As a public information officer at the Texas Department of Criminal Justice here, it's Mr. Nunnelee's job to arrange interviews with death-row inmates. In recent months, he has chaperoned reporters from all corners of the globe, many of whom don't bother to veil their contempt for capital punishment, and their impression of Texas as backward and barbaric.
They notice the movie stills of John Wayne in the warden's lobby and note that the state's electric chair, retired in 1976, was nicknamed "Old Sparky."
They don't linger over the descriptions of the crimes these men committed, which Nunnelee keeps in a green vinyl binder on his desk. They rarely mention that the average inmate executed in Texas has been on death row for 10 years.
"A lot of reporters come in here with the idea that Texas just decided to round up a bunch of prisoners this year and kill them," he says. "They call Texas a killing machine. They only see the what, not the why. That's not fair, but we expect it."
Getting worn out
The last few months have taken a toll on Nunnelee. You can see it in his eyes, hear it in his curt responses. Although he has witnessed 114 executions in 10 years, the recent pace has exhausted him. He has visited death row nearly every day, conveying interview requests to inmates he has known for years. Some of them are hostile. Some of them tug at his heart.

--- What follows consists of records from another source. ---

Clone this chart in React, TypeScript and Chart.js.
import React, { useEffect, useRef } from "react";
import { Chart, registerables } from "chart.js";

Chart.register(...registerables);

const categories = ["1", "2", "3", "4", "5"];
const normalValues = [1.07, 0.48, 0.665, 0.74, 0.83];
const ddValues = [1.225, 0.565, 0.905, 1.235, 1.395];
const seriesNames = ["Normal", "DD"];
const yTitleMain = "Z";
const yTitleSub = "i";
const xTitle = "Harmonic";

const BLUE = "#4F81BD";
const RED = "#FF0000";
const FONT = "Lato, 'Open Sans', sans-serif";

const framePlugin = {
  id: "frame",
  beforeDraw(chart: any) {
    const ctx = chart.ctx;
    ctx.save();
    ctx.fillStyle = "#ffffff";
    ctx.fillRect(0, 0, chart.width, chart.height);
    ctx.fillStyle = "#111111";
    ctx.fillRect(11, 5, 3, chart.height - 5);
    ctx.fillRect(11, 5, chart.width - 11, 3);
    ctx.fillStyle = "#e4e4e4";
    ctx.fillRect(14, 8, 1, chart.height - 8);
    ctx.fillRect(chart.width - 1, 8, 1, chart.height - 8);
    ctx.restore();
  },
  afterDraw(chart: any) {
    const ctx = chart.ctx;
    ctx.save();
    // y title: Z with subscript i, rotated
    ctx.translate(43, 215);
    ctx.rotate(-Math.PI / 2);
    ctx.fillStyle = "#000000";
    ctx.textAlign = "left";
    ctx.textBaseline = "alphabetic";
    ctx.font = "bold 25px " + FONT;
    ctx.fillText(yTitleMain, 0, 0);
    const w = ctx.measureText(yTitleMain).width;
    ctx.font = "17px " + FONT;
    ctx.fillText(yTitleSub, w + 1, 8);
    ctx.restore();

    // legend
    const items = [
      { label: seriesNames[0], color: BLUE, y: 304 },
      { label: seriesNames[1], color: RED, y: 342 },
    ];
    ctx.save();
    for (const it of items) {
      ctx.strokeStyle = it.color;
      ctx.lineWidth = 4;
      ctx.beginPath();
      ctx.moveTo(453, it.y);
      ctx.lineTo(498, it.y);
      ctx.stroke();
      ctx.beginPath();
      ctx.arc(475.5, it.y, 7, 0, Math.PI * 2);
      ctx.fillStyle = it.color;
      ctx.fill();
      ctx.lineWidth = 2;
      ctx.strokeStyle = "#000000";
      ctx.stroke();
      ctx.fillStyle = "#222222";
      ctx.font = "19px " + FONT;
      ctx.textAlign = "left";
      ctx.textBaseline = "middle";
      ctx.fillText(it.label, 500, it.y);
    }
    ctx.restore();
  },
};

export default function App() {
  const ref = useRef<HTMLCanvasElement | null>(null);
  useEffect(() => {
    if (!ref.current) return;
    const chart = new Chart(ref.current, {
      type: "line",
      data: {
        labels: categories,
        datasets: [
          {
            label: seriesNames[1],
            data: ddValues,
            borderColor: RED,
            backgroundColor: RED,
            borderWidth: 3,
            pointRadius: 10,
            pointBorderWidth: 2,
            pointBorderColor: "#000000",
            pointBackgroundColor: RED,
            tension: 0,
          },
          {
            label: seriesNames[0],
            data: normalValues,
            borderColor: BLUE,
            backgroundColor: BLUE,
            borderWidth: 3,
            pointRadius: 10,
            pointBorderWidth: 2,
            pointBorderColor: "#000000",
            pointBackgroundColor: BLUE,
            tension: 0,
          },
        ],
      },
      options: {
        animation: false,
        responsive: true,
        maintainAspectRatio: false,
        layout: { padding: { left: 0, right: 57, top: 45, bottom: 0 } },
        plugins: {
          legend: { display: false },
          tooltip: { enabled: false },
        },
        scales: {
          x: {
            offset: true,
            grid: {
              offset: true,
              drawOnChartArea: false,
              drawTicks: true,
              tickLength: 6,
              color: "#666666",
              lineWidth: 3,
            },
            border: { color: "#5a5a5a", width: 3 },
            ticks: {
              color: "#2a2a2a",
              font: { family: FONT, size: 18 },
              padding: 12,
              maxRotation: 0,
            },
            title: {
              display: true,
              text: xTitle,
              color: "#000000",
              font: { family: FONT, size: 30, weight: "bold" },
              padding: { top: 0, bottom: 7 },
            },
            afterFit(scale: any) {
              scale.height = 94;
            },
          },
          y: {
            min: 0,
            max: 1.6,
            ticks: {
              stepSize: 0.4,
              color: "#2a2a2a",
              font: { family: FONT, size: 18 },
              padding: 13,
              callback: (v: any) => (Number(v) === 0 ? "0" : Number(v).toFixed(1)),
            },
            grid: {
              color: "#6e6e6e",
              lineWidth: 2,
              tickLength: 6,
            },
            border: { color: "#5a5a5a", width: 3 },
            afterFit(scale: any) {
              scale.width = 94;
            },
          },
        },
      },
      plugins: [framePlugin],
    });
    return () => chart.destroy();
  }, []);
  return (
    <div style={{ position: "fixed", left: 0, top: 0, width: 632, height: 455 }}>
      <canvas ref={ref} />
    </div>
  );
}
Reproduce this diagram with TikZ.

"I have to admit there are inmates I've come to know and some of them have been executed," he says. "That's a little difficult, but I try to keep a distance. I'm friendly with them, but I make it clear that I'm not their friend. I'm sensitive to the victims as well."
A final smile
Kenneth Harris was put to death last month for the rape and murder of Lisa Ann Stonestreet. In Harris's final months, Nunnelee had often stopped by his cell to ask him how he was doing. The two men had an easy rapport. Harris was always smiling, Nunnelee recalls, and he had a fine sense of humor.
On his execution day, Harris slept in. He drank punch. He visited his family for several hours before he was transported to the Walls Unit in Huntsville, where the chamber is located. There, he requested a final meal of barbeque, french fries, and ice cream.
Shortly after 6 p.m., Harris was strapped to the gurney. In one of the viewing rooms, he saw the five friends and family members he'd invited. In the other, he saw the Stonestreets. Nunelee was with them, and when the two men made eye contact, Harris smiled, even there.
In his last statement, Harris apologized for the anguish he'd caused both families. It was the first time Nunelee had heard him discuss his case, much less admit his guilt. "I have had time to understand the pain I have caused you," Harris concluded. "I am ready, warden."
On the 20-minute drive from death row to his office at Walls, after another long day with no lunch, Nunelee grows quiet. The car glides through a patch of pine trees and over the Trinity River, which is full against its banks. It's the same route that inmates travel on their way to the death chamber.
"A lot of these guys joke with me that I have the easiest job in the world," he says. "They tell me I'd have nothing to do if it wasn't for them."
Nunelee parks in the shadow of the Walls Unit, just 100 yards from the place where Harris died, where Robert West will arrive in a month's time - shackled at the waist and ankles - to take one last look at the sky. Nunnelee will be there, as always.
"I guess if it ever got to the point that I couldn't sleep at night, I'd quit," Nunelee says. "Maybe I'm a little bit cold-hearted. I don't really know anymore."